Anyone out there playing with iText? iText is an open source library that allows for the creation and manipulation of PDFs via Java. I've heard of it before but have never really played with it. I find cfdocument and cfpdf to be good enough for most of my needs, but earlier this week a user wrote in asking about how to use iText to get comments from a PDF. While cfpdf supports DDX, an XML based language that does PDF magic via an embedded Livecycle engine in ColdFusion, it specifically blocks you from running DDX to get comments. I'm not going to complain about this as I'm still surprised as to how much you can do via DDX, but it would be nice to have a work around. iText itself is also bunded within ColdFusion.
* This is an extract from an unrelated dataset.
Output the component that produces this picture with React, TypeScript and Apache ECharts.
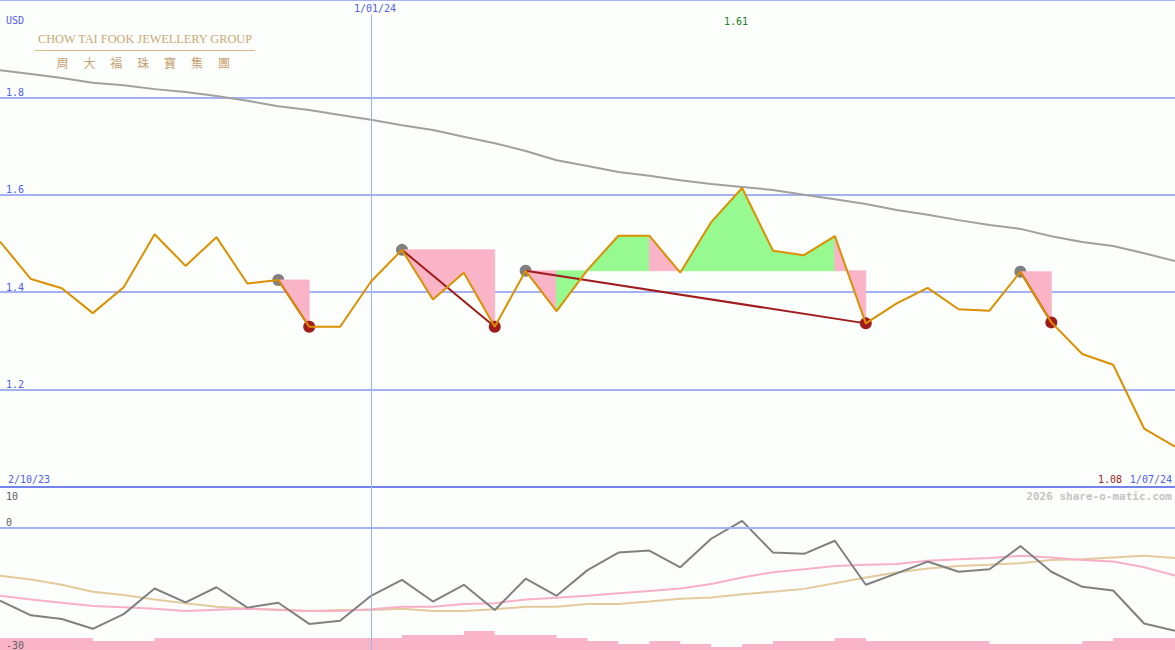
import React, { useEffect, useRef } from 'react';
import * as echarts from 'echarts';

const dates = ['9/10/23','16/10/23','23/10/23','30/10/23','6/11/23','13/11/23','20/11/23','27/11/23','4/12/23','11/12/23','18/12/23','25/12/23','1/01/24','8/01/24','15/01/24','22/01/24','29/01/24','5/02/24','12/02/24','19/02/24','26/02/24','4/03/24','11/03/24','18/03/24','25/03/24','1/04/24','8/04/24','15/04/24','22/04/24','29/04/24','6/05/24','13/05/24','20/05/24','27/05/24','3/06/24','10/06/24','17/06/24','24/06/24','1/07/24'];

const price = [1.504,1.427,1.408,1.357,1.410,1.519,1.454,1.513,1.418,1.425,1.329,1.329,1.422,1.487,1.385,1.440,1.329,1.444,1.361,1.446,1.516,1.516,1.440,1.544,1.614,1.485,1.476,1.515,1.336,1.377,1.409,1.365,1.362,1.442,1.338,1.273,1.251,1.120,1.083];

const movingAvg = [1.856,1.848,1.840,1.830,1.825,1.817,1.811,1.803,1.793,1.782,1.774,1.764,1.754,1.743,1.733,1.719,1.706,1.690,1.671,1.659,1.647,1.639,1.630,1.622,1.616,1.610,1.600,1.591,1.581,1.569,1.559,1.548,1.538,1.530,1.515,1.503,1.495,1.480,1.464];

const oscillator = [-17.9,-21.5,-22.4,-24.8,-21.2,-14.9,-18.3,-14.6,-19.6,-18.4,-23.6,-22.8,-16.7,-12.8,-18.1,-14.0,-20.2,-12.5,-16.7,-10.4,-6.1,-5.6,-9.7,-2.7,1.7,-6.1,-6.4,-3.2,-14.0,-11.2,-8.3,-10.8,-10.2,-4.5,-10.8,-14.5,-15.4,-23.5,-25.3];

const oscPink = [-16.7,-17.6,-18.4,-19.2,-19.5,-19.9,-20.4,-20.1,-19.9,-20.1,-20.4,-20.4,-20.0,-19.4,-19.4,-18.7,-18.5,-17.6,-17.2,-16.7,-16.1,-15.5,-14.9,-13.8,-12.2,-10.9,-10.2,-9.4,-9.1,-8.9,-8.1,-7.7,-7.4,-6.9,-7.3,-7.9,-8.3,-9.7,-11.7];

const oscTan = [-11.8,-12.7,-14.0,-15.7,-16.5,-17.6,-18.5,-19.4,-19.8,-20.2,-20.4,-20.2,-20.2,-19.9,-20.4,-20.4,-20.0,-19.4,-19.4,-18.7,-18.7,-18.1,-17.4,-17.1,-16.3,-15.7,-15.0,-13.6,-12.2,-11.0,-10.0,-9.4,-9.1,-8.7,-7.9,-7.7,-7.3,-6.9,-7.4];

const volume = [4,4,4,3,3,4,4,4,4,4,4,4,4,5,5,6.3,5,5,4,3,2,3,2,1,2,3,3,4,3,3,3,3,2,2,2,3,4,4,4];

const peakIdx = [9, 13, 17, 33];
const troughIdx = [10, 16, 28, 34];

const startLabel = '2/10/23';
const endLabel = '1/07/24';
const markDate = '1/01/24';
const logoEn = 'CHOW TAI FOOK JEWELLERY GROUP';
const logoZh = ['周', '大', '福', '珠', '寶', '集', '團'];

const MONO = '"DejaVu Sans Mono", monospace';
const BLUE_TXT = '#5060f0';
const GRID_BLUE = '#a4b2f2';
const VLINE = '#9fb0fa';
const PINK = '#fab4c8';
const GREEN = '#96fa91';

export default function App() {
  const ref = useRef<HTMLDivElement>(null);

  useEffect(() => {
    document.body.style.margin = '0';
    const chart = echarts.init(ref.current as HTMLDivElement, null, { renderer: 'svg' });

    const fillData: number[][] = [];
    peakIdx.forEach((p, k) => {
      const t = troughIdx[k];
      const level = price[p];
      for (let i = p; i < t; i++) {
        fillData.push([i, level, price[i], price[i + 1], price[i + 1] >= level ? 1 : 0]);
      }
    });

    const ddLines = peakIdx.map((p, k) => {
      const t = troughIdx[k];
      return price.map((v, i) => (i === p || i === t ? v : null));
    });

    const markIdx = dates.indexOf(markDate);
    const maxV = Math.max(...price);
    const lastV = price[price.length - 1];

    const option: any = {
      animation: false,
      backgroundColor: '#fbfefb',
      grid: [
        { left: 0, right: 0, top: 0, height: 487 },
        { left: 0, right: 0, top: 487, height: 163 },
      ],
      xAxis: [
        {
          type: 'category', gridIndex: 0, data: dates, boundaryGap: false,
          axisLine: { show: true, lineStyle: { color: '#7484ee', width: 2 } },
          axisTick: { show: false }, axisLabel: { show: false }, splitLine: { show: false },
        },
        {
          type: 'category', gridIndex: 1, data: dates, boundaryGap: false,
          axisLine: { show: false }, axisTick: { show: false }, axisLabel: { show: false }, splitLine: { show: false },
        },
      ],
      yAxis: [
        {
          type: 'value', gridIndex: 0, min: 1.0, max: 2.0, interval: 0.2,
          axisLine: { show: false }, axisTick: { show: false },
          splitLine: { show: true, showMinLine: false, showMaxLine: true, lineStyle: { color: GRID_BLUE, width: 2 } },
          axisLabel: {
            inside: true, margin: 6, color: BLUE_TXT, fontFamily: MONO, fontSize: 10,
            verticalAlign: 'bottom', showMinLabel: false, showMaxLabel: false,
            formatter: (v: number) => v.toFixed(1),
          },
        },
        {
          type: 'value', gridIndex: 1, min: -30, max: 10, interval: 10, z: 20,
          axisLine: { show: false }, axisTick: { show: false }, splitLine: { show: false },
          axisLabel: {
            inside: true, margin: 6, color: '#606060', fontFamily: MONO, fontSize: 10,
            verticalAlign: 'bottom', showMaxLabel: false, showMinLabel: true,
            formatter: (v: number) => (v === 0 || v === -30 ? String(v) : ''),
          },
        },
        { type: 'value', gridIndex: 1, min: 0, max: 54, show: false },
      ],
      series: [
        {
          name: 'volume', type: 'line', xAxisIndex: 1, yAxisIndex: 2, data: volume, step: 'end',
          symbol: 'none', lineStyle: { width: 0 }, areaStyle: { color: PINK, opacity: 1 }, z: 1,
        },
        {
          name: 'avg', type: 'line', xAxisIndex: 0, yAxisIndex: 0, data: movingAvg, symbol: 'none',
          lineStyle: { color: '#a0a0a0', width: 2 }, z: 2,
          markLine: {
            silent: true, symbol: 'none', animation: false, label: { show: false },
            lineStyle: { color: VLINE, width: 1, type: 'solid' },
            data: [[{ coord: [markIdx, 1.97] }, { coord: [markIdx, 1.0] }]],
          },
        },
        {
          name: 'peaks', type: 'scatter', xAxisIndex: 0, yAxisIndex: 0,
          data: peakIdx.map((i) => [i, price[i]]), symbolSize: 12,
          itemStyle: { color: '#808080', opacity: 1 }, z: 3,
        },
        {
          name: 'drawdown', type: 'custom', xAxisIndex: 0, yAxisIndex: 0, data: fillData, z: 4,
          encode: { x: 0, y: 1 },
          renderItem: (params: any, api: any) => {
            const i = api.value(0);
            const level = api.value(1);
            const a = api.coord([i, level]);
            const b = api.coord([i, api.value(2)]);
            const c = api.coord([i + 1, api.value(3)]);
            const d = api.coord([i + 1, level]);
            const col = api.value(4) ? GREEN : PINK;
            return {
              type: 'polygon',
              shape: { points: [a, b, c, d] },
              style: { fill: col, stroke: col, lineWidth: 0.8 },
            };
          },
        },
        ...ddLines.map((arr) => ({
          type: 'line', xAxisIndex: 0, yAxisIndex: 0, data: arr, connectNulls: true, symbol: 'none',
          lineStyle: { color: '#a01c1c', width: 2 }, z: 5,
        })),
        {
          name: 'troughs', type: 'scatter', xAxisIndex: 0, yAxisIndex: 0,
          data: troughIdx.map((i) => [i, price[i]]), symbolSize: 12,
          itemStyle: { color: '#a01c1c', opacity: 1 }, z: 6,
        },
        {
          name: 'price', type: 'line', xAxisIndex: 0, yAxisIndex: 0, data: price, symbol: 'none',
          lineStyle: { color: '#dc9000', width: 2 }, z: 7,
        },
        {
          name: 'tan', type: 'line', xAxisIndex: 1, yAxisIndex: 1, data: oscTan, symbol: 'none',
          lineStyle: { color: '#e2ca9c', width: 2 }, z: 2,
        },
        {
          name: 'pinkline', type: 'line', xAxisIndex: 1, yAxisIndex: 1, data: oscPink, symbol: 'none',
          lineStyle: { color: '#f8b0c8', width: 2 }, z: 3,
        },
        {
          name: 'osc', type: 'line', xAxisIndex: 1, yAxisIndex: 1, data: oscillator, symbol: 'none',
          lineStyle: { color: '#808080', width: 2 }, z: 4,
          markLine: {
            silent: true, symbol: 'none', animation: false, label: { show: false },
            data: [
              { yAxis: 0, lineStyle: { color: GRID_BLUE, width: 2, type: 'solid' } },
              [
                { coord: [markIdx, 10], lineStyle: { color: VLINE, width: 1, type: 'solid' } },
                { coord: [markIdx, -30] },
              ],
            ],
          },
        },
      ],
      graphic: [
        { type: 'text', x: 6, y: 20, z: 100, style: { text: 'USD', fill: BLUE_TXT, font: `10px ${MONO}`, align: 'left', verticalAlign: 'middle' } },
        { type: 'text', x: 375, y: 8, z: 100, style: { text: markDate, fill: BLUE_TXT, font: `10px ${MONO}`, align: 'center', verticalAlign: 'middle' } },
        { type: 'text', x: 736, y: 21, z: 100, style: { text: maxV.toFixed(2), fill: '#208020', font: `10px ${MONO}`, align: 'center', verticalAlign: 'middle' } },
        { type: 'text', x: 8, y: 479, z: 100, style: { text: startLabel, fill: BLUE_TXT, font: `10px ${MONO}`, align: 'left', verticalAlign: 'middle' } },
        { type: 'text', x: 1172, y: 479, z: 100, style: { text: endLabel, fill: BLUE_TXT, font: `10px ${MONO}`, align: 'right', verticalAlign: 'middle' } },
        { type: 'text', x: 1122, y: 479, z: 100, style: { text: lastV.toFixed(2), fill: '#a01c1c', font: `10px ${MONO}`, align: 'right', verticalAlign: 'middle' } },
        { type: 'text', x: 6, y: 496, z: 100, style: { text: '10', fill: '#606060', font: `10px ${MONO}`, align: 'left', verticalAlign: 'middle' } },
        { type: 'text', x: 1172, y: 496, z: 100, style: { text: '2026 share-o-matic.com', fill: '#c4c4c4', font: `bold 11px ${MONO}`, align: 'right', verticalAlign: 'middle' } },
        { type: 'text', x: 145, y: 39, z: 100, style: { text: logoEn, fill: '#c9a877', font: '12.3px "Liberation Serif", serif', align: 'center', verticalAlign: 'middle' } },
        { type: 'line', z: 100, shape: { x1: 35, y1: 50.5, x2: 255, y2: 50.5 }, style: { stroke: '#dcbc8c', lineWidth: 1 } },
        ...logoZh.map((ch, k) => ({
          type: 'text', x: 62.5 + k * 26.9, y: 62, z: 100,
          style: { text: ch, fill: '#c8a274', font: '12px "Noto Sans CJK TC", sans-serif', align: 'center', verticalAlign: 'middle' },
        })),
      ],
    };

    chart.setOption(option);
    return () => chart.dispose();
  }, []);

  return (
    <div
      ref={ref}
      style={{ position: 'fixed', left: 0, top: 0, width: 1175, height: 650, background: '#fbfefb' }}
    />
  );
}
That means you can use it without installing any additional Jars or using JavaLoader. So an example:

<cfset reader = createObject("java", "com.lowagie.text.pdf.PdfReader").init(expandPath("testa.pdf"))>

I know (or knew, before this week) next to zip about iText but even I can tell what this does. There are full API docs, but a Google search turned up this perfect blog entry: How to extract comments from pdf using Itext. Before going on - read that entry and check out the Java code. Now let's look at a version in ColdFusion:

<cfset reader = CreateObject("java", "com.lowagie.text.pdf.PdfReader").init(expandPath("testa.pdf"))> <cfset pageDict = reader.getPageN(1)>

<cfdump var="#pageDict#" expand="false"> <cfset pdfname = createObject("java","com.lowagie.text.pdf.PdfName")>

<cfset annots = pageDict.getAsArray(pdfname.ANNOTS)> <cfset iterator = annots.listIterator()> <cfloop condition="iterator.hasNext()"> <cfset annot = reader.getPdfObject(iterator.next())> <cfset content = reader.getPdfObject(annot.get(pdfname.CONTENTS))> <cfif not isNull(content)> <cfoutput> content=#content# <p> </cfoutput> <cfelse> it was null <p> </cfif> </cfloop>

<p> done

Again - even if you've never seen iText before, you can take some guesses as to what is going on. I specifically ask for annotations and then iterate over them. It's interesting to note - and I'm again surprised by how complex PDFs are - that comments are merely one type of annotation. The code above works fine (*) for comments, but not for other things like "Pop Up Notes" (which I didn't know existed until I looked at the sample PDF the reader sent me).

Anyway - interesting stuff here. I'm considering perhaps adding to my pdfUtils CFC wrapper. I can imagine a getComments method could be useful?

  • One note on the CFML code. Unlike the Java code demonstrated in the other blog entry, this code only gets one page. That's a trivial enough change to fix though.